EDITOR: Latinos, who mostly vote Democratic, have recently shifted toward the Republican Party. A case in point is Texas’ 34th Congressional District, which recently elected conservative Republican Mayra Flores in a special election. She will serve out the remaining term of a Democrat who resigned in March. Flores, who voted for Barack Obama in 2008, now describes herself as “Democrats’ worst nightmare” and is being treated like a rock star by Republicans in Congress.

Why is this shift happening? One reason is that many Latinos are devout Catholics who feel that Democrats are increasingly hostile to anybody who is pro-life. Most Americans are in the moderate middle and want to see choice protected during early pregnancy.

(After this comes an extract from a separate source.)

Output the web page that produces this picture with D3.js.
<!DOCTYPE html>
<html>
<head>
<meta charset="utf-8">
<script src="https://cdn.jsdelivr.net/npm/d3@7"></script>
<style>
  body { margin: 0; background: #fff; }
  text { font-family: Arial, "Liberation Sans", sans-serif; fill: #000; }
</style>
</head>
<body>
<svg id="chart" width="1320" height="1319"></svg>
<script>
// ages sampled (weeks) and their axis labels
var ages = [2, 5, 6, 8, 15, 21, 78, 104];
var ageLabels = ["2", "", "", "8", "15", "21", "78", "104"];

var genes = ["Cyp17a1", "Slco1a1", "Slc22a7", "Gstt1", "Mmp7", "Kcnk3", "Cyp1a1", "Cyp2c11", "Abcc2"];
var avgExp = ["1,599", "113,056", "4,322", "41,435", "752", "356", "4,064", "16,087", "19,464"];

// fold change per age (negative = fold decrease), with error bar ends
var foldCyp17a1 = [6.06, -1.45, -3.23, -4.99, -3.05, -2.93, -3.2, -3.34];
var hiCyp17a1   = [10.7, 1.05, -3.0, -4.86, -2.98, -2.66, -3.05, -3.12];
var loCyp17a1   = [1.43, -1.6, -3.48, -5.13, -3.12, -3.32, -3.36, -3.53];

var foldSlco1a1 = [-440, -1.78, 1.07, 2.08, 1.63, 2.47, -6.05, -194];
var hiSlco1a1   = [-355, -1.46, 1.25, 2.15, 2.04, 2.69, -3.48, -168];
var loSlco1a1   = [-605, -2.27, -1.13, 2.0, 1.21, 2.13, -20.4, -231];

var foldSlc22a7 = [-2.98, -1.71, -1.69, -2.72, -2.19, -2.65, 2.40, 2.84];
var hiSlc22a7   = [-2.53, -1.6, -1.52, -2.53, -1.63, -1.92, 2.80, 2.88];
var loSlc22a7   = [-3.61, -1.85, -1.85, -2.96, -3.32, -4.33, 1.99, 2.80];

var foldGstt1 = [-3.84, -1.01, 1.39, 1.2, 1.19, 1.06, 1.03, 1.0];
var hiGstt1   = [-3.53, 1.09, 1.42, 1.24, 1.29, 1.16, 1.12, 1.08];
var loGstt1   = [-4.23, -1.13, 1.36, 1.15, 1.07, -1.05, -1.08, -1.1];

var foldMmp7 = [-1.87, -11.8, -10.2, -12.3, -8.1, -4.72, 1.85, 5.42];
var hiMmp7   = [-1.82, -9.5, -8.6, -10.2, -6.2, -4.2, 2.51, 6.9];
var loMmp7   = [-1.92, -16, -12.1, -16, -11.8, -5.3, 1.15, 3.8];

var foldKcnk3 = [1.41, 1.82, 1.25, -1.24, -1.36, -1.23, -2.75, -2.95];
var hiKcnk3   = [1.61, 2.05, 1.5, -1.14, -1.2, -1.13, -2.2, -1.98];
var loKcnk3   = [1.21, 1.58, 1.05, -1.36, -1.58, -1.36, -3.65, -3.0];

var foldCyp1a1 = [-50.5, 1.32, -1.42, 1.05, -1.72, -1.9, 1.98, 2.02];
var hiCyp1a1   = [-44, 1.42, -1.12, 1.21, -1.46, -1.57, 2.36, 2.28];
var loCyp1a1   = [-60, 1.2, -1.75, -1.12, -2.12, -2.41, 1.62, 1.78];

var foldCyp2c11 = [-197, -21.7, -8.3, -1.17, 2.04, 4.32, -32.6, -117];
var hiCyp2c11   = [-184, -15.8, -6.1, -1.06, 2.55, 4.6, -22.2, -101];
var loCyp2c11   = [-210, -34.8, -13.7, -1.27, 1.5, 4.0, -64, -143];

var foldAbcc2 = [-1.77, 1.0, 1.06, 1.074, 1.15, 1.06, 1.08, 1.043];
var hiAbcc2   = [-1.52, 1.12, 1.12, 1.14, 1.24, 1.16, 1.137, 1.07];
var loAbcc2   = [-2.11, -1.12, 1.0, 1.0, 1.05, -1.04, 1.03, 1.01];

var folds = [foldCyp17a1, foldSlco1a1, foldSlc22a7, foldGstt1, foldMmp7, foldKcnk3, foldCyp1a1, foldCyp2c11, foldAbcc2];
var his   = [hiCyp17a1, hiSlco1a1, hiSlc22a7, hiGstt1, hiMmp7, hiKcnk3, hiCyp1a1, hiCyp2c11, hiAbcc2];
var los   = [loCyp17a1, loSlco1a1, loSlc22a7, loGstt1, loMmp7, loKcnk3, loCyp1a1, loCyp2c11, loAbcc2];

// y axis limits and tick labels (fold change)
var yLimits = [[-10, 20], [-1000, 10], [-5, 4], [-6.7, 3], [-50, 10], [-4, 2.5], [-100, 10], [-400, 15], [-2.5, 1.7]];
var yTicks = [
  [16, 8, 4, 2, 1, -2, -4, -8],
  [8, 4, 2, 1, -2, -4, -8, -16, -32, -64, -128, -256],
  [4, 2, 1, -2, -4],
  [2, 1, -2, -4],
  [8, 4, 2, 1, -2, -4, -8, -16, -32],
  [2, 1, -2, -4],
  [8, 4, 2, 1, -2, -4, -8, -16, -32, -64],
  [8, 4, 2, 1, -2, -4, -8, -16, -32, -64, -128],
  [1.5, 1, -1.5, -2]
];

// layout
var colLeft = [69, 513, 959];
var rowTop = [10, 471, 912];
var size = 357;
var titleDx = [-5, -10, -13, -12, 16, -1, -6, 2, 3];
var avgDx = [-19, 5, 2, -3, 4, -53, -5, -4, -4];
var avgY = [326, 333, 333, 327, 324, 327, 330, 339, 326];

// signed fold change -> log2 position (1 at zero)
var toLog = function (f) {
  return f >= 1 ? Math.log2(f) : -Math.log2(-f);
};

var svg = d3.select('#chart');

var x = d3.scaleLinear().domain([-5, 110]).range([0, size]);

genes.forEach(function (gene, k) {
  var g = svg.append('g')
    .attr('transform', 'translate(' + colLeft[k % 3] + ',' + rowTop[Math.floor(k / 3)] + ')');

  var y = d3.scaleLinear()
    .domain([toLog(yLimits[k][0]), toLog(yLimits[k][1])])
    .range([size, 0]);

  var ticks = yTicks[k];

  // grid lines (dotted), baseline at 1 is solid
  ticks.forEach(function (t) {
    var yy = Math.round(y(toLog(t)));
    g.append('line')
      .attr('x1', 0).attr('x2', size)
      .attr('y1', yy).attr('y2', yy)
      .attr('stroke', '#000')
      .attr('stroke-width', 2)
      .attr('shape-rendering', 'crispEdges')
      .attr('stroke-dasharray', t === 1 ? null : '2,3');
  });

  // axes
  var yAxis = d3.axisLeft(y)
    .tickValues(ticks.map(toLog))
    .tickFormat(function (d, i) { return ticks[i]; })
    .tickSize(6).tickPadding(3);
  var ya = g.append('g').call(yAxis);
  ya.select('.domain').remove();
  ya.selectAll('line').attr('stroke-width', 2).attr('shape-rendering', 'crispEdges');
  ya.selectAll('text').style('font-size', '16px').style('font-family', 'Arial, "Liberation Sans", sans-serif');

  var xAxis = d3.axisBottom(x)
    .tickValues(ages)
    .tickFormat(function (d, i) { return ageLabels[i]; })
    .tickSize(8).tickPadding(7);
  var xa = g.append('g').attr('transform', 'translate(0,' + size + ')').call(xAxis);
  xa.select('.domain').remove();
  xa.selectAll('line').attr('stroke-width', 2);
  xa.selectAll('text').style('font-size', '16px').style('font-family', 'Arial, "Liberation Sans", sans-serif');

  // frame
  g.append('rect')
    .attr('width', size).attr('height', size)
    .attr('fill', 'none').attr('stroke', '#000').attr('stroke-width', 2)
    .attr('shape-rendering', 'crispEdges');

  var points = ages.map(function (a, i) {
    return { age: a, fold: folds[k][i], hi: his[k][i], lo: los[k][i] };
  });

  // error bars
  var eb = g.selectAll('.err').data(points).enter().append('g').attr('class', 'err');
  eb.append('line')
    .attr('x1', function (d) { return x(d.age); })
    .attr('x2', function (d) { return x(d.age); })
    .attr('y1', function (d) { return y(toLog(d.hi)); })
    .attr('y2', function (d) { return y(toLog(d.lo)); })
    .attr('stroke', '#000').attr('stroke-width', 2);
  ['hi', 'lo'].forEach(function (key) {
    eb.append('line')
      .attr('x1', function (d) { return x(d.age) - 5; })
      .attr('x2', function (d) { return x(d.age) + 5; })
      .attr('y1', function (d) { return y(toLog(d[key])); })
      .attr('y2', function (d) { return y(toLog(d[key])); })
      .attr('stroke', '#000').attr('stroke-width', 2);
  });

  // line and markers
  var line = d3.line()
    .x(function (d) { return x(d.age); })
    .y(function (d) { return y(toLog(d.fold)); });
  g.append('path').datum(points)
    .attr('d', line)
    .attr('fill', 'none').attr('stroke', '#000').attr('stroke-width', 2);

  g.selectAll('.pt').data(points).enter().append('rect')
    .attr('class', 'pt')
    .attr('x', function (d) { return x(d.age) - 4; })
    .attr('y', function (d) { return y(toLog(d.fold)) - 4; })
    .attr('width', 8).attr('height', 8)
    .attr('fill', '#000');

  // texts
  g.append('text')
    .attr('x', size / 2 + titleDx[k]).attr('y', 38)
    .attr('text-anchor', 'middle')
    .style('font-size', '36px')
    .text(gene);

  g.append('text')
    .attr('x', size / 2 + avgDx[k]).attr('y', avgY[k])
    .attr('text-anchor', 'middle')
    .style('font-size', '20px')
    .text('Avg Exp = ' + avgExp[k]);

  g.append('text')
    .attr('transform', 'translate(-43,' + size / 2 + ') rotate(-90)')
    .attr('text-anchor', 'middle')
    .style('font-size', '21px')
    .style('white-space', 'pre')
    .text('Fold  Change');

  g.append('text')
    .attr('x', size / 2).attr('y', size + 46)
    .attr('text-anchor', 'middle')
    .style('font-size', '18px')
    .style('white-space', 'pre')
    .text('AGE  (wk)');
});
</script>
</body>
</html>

So whatever happened to legal, safe and rare? If we Democrats don’t want to lose both the House and Senate in November, we must rethink and reframe our talking points on this divisive issue.

KEVIN CONWAY

Santa Rosa

Awash in guns

EDITOR: The one thing that all perpetrators of gun violence have in common is access to guns, and America is awash in them. If the Bipartisan Safer Communities Act is the best that Congress can deliver, we might as well add gun violence to the other certainties of American life — death and taxes. Don’t let your member of Congress use this new law as an excuse to rest on their laurels. Americans deserve to be safe when they go to school, walk down the street, shop at a grocery store or attend a Fourth of July parade.

KURT DUNPHY

Santa Rosa

Tennebaum’s complaint

EDITOR: Now that the dust has settled on the sheriff’s election, an issue that arose during the campaign needs examination. Candidate Carl Tennenbaum filed a complaint claiming deputy sheriffs were using union release time to campaign for candidate Eddie Engram. If true, this is a corrupt practice.

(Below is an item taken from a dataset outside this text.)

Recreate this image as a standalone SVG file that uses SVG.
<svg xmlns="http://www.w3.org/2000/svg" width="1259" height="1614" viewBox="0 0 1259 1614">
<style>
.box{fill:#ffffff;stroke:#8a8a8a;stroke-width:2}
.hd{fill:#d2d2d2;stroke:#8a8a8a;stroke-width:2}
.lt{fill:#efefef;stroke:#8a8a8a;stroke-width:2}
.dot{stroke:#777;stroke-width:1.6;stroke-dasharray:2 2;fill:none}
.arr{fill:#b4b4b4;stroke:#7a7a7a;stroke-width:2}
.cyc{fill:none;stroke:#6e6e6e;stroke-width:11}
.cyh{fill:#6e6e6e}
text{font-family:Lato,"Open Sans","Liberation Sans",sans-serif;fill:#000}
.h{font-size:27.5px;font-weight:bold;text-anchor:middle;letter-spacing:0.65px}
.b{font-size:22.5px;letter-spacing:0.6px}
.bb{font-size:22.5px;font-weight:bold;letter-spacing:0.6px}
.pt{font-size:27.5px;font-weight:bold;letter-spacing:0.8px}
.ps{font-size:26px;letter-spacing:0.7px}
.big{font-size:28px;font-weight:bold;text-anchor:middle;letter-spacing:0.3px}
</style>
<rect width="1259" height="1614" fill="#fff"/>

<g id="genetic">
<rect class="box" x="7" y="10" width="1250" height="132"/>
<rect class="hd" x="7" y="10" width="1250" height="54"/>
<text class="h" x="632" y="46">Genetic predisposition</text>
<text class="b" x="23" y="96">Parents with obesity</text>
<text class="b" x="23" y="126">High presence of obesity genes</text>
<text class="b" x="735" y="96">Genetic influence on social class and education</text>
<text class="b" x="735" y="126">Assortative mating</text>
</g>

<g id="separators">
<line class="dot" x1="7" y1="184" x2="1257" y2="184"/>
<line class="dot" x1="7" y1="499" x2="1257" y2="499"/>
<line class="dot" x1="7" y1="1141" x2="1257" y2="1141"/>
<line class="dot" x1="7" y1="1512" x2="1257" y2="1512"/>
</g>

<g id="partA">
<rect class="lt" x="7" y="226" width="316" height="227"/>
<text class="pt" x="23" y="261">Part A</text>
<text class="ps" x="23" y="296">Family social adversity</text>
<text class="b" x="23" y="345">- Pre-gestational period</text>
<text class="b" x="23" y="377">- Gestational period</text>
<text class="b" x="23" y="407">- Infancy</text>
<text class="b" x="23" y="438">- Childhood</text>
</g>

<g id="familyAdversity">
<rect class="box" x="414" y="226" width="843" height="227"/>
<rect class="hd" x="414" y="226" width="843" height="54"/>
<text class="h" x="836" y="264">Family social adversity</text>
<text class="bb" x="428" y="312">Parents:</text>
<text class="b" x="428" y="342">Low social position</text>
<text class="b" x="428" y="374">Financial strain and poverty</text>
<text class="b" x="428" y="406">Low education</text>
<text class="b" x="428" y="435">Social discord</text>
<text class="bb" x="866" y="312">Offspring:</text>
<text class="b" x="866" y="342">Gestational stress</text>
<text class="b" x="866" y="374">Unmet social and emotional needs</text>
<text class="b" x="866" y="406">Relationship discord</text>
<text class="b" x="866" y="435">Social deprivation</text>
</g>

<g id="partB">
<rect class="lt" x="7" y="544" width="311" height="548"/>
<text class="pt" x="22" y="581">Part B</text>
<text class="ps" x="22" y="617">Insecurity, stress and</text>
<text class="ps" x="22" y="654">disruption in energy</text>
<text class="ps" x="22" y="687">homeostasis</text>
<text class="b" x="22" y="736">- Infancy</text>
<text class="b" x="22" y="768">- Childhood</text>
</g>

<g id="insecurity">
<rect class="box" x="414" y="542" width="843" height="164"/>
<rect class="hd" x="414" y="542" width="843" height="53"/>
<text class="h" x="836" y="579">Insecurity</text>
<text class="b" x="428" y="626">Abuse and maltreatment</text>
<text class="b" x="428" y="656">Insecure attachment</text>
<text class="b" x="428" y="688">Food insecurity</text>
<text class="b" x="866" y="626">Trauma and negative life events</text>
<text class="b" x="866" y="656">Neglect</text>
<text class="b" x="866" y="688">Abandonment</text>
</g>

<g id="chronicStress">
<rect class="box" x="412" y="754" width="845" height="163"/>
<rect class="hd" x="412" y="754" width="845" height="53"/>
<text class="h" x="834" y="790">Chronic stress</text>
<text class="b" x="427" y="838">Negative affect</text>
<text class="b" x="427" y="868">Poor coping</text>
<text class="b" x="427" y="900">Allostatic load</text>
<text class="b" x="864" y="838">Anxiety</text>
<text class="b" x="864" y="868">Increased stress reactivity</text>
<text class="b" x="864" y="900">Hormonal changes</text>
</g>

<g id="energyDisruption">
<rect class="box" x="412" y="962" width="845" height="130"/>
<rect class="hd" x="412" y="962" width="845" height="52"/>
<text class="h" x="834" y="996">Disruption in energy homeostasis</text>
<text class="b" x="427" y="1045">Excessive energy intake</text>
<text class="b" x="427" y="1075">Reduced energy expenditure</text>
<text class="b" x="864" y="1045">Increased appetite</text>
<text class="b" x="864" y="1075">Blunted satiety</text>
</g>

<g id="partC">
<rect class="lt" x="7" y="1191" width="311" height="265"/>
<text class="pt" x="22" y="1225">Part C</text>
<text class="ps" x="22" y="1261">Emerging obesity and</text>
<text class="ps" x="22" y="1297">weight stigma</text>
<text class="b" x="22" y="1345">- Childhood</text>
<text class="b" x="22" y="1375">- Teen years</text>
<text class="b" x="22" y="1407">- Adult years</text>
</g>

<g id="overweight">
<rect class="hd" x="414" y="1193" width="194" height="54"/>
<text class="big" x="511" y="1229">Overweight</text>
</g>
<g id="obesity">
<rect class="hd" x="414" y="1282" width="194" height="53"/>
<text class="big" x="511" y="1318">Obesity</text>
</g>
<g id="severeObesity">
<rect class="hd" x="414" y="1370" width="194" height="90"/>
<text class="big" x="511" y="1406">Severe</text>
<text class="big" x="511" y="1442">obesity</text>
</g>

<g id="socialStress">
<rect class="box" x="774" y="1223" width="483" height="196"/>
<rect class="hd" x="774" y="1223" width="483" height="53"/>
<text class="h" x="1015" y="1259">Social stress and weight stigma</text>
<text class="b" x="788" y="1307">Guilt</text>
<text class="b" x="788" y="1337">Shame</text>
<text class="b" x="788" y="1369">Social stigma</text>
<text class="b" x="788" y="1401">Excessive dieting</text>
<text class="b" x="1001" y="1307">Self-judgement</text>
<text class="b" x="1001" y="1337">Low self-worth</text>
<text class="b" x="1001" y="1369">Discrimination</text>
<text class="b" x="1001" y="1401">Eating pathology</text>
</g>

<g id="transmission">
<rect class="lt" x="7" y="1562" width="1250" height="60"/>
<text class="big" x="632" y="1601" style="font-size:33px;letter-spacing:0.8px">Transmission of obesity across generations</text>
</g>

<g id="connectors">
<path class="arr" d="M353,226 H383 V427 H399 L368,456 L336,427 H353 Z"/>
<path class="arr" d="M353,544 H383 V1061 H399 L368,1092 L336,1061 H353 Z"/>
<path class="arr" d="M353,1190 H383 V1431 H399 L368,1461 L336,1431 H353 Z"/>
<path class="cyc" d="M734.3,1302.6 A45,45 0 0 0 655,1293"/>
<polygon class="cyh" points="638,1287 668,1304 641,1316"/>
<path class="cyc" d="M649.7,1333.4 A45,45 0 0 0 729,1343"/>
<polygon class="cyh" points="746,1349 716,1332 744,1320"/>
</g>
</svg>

Union release time is county-paid time used for conducting union business, including negotiations, meet and confer, and training. As a union representative for SEIU, I applied for release time many times. Later, as a county manager, I reviewed and approved release time for my staff. Electioneering for a political candidate was not and is not an approved use of release time.

If Tennenbaum is correct, county taxpayers essentially paid for employees to campaign on county time. I believe this would violate state and federal law and does not appear as an approved use in any county labor agreement.

It is entirely unethical and unfair to make taxpayers fund one side of an election campaign. This is not an auspicious way to begin Engram’s term in office.

ELDEN McFARLAND

Healdsburg

The view from Texas

EDITOR: This is a response to Gary Looney’s July 7 letter about Texas (“Good riddance, California”). No state income tax? True, and that is why Texas ranks 35th in the nation for education and 42nd for health care.

Open legal carry firearms? Indeed, and violence costs Texans $16 billion a year; perhaps that’s why education is so poorly funded. Texas also has eight of the most dangerous cities in America. Yes, it frequently uses capital punishment, contributing to America’s being ranked with China, Iran, Iraq and Saudi Arabia for capital punishment.

Yes, Texas has a lower cost of living. And with a $31,000 average income, this may explain why Texas is ranked No. 1 for child food insecurity and fourth for homelessness.

Texas is the Lone Star State because it had only one star — Janice Joplin raised in Port Arthur.